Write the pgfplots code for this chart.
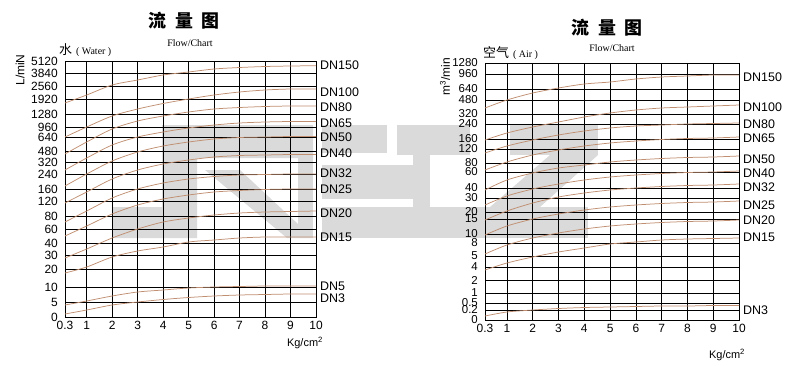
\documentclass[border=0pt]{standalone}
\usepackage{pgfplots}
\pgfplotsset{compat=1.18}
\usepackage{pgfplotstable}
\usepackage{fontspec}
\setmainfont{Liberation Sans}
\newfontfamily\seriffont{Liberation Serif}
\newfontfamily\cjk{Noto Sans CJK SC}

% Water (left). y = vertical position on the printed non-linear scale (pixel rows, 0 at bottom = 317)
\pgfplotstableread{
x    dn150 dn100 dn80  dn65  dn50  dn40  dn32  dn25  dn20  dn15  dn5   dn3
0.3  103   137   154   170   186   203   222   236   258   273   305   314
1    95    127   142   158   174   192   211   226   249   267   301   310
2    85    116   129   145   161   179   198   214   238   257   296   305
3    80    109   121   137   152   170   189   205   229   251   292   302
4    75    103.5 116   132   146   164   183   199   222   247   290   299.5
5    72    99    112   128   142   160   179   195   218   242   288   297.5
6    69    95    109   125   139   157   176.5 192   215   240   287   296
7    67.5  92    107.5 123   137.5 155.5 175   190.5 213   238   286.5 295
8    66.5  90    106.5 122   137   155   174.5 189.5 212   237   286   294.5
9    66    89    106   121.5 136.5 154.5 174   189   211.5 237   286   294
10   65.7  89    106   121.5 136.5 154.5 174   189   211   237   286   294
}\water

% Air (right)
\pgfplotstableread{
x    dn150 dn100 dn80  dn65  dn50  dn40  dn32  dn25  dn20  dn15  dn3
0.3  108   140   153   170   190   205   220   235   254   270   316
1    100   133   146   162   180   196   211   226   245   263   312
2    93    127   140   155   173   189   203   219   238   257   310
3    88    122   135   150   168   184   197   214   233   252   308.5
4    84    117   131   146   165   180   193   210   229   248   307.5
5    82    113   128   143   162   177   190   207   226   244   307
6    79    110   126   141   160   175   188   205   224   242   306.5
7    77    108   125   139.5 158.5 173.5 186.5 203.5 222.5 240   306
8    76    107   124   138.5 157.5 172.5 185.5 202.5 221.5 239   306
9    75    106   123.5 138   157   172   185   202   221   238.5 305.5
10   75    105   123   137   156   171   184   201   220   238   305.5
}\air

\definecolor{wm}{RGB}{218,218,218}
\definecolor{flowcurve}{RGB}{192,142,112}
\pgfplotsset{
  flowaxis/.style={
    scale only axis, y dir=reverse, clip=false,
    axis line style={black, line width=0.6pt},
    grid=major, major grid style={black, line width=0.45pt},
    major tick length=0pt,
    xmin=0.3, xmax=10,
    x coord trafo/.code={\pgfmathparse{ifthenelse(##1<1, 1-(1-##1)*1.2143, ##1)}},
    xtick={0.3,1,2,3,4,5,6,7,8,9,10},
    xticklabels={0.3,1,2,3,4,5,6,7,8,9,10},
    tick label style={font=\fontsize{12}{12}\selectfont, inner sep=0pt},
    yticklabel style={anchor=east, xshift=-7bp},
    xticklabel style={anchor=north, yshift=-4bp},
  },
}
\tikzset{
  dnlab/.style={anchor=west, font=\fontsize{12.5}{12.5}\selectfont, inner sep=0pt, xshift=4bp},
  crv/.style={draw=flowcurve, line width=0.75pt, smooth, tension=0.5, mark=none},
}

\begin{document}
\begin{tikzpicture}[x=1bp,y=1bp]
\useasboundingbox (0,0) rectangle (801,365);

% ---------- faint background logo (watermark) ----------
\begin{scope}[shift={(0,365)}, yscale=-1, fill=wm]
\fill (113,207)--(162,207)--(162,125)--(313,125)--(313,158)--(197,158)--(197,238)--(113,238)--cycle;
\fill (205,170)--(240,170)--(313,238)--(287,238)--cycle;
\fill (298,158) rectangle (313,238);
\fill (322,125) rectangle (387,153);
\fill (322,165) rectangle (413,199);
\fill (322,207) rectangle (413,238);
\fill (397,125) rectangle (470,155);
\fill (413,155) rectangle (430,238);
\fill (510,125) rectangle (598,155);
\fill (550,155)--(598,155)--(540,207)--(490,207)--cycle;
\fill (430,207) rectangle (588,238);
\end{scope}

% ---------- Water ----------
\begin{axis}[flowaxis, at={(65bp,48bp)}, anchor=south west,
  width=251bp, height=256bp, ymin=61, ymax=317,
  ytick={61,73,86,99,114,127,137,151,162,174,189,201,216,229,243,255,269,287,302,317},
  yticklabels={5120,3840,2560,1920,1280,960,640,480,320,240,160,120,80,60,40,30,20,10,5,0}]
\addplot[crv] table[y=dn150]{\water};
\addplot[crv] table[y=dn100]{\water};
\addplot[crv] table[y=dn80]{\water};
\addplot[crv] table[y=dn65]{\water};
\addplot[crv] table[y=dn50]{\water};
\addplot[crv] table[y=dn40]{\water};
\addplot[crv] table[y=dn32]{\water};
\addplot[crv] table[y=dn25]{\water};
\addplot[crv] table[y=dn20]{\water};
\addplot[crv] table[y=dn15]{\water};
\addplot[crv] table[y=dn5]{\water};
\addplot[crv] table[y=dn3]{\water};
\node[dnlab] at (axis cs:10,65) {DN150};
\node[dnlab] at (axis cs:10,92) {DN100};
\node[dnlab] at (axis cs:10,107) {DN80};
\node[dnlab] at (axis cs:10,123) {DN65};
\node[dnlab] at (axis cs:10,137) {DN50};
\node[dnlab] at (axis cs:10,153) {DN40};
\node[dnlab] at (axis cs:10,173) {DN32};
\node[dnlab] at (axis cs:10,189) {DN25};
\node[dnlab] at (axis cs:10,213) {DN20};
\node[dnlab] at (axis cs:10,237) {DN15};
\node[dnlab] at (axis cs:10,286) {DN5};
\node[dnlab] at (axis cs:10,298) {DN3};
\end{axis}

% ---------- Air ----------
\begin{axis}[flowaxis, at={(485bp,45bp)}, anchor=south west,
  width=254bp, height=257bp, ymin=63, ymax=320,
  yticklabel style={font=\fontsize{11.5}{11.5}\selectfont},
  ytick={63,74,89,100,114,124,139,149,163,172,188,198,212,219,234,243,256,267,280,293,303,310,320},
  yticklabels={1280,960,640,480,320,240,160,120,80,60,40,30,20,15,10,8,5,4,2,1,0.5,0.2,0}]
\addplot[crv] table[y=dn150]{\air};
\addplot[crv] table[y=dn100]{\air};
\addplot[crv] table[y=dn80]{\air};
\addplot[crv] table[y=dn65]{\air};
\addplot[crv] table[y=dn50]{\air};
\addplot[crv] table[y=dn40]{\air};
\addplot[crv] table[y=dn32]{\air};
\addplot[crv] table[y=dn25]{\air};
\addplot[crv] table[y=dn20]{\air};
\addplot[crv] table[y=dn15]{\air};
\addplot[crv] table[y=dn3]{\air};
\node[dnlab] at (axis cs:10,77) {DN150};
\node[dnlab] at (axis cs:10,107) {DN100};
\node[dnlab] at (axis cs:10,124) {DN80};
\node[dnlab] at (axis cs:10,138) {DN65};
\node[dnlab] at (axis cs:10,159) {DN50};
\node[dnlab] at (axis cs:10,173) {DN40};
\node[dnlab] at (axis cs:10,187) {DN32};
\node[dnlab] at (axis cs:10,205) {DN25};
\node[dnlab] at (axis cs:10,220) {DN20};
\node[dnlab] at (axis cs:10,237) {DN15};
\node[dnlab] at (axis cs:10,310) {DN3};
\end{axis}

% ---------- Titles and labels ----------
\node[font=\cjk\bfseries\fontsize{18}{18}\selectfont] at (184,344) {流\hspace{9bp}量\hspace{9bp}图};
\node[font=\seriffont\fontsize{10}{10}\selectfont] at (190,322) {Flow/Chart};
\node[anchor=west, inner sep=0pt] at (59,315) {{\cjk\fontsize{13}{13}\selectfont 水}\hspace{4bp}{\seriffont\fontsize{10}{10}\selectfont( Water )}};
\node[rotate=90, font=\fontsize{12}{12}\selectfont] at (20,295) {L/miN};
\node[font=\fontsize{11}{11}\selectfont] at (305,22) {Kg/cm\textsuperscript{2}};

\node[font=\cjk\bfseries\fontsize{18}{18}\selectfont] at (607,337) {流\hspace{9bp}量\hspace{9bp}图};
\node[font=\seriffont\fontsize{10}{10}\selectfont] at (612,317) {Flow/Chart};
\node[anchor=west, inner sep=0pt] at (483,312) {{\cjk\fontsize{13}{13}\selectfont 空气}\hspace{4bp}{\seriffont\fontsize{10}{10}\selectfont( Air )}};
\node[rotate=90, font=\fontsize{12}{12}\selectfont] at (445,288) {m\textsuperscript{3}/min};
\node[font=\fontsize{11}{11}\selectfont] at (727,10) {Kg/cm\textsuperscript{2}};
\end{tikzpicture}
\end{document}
·····
Aim of the exercise>
In the material above, how many lines hold the word "code"? Say only the number.

Answer to this task>
2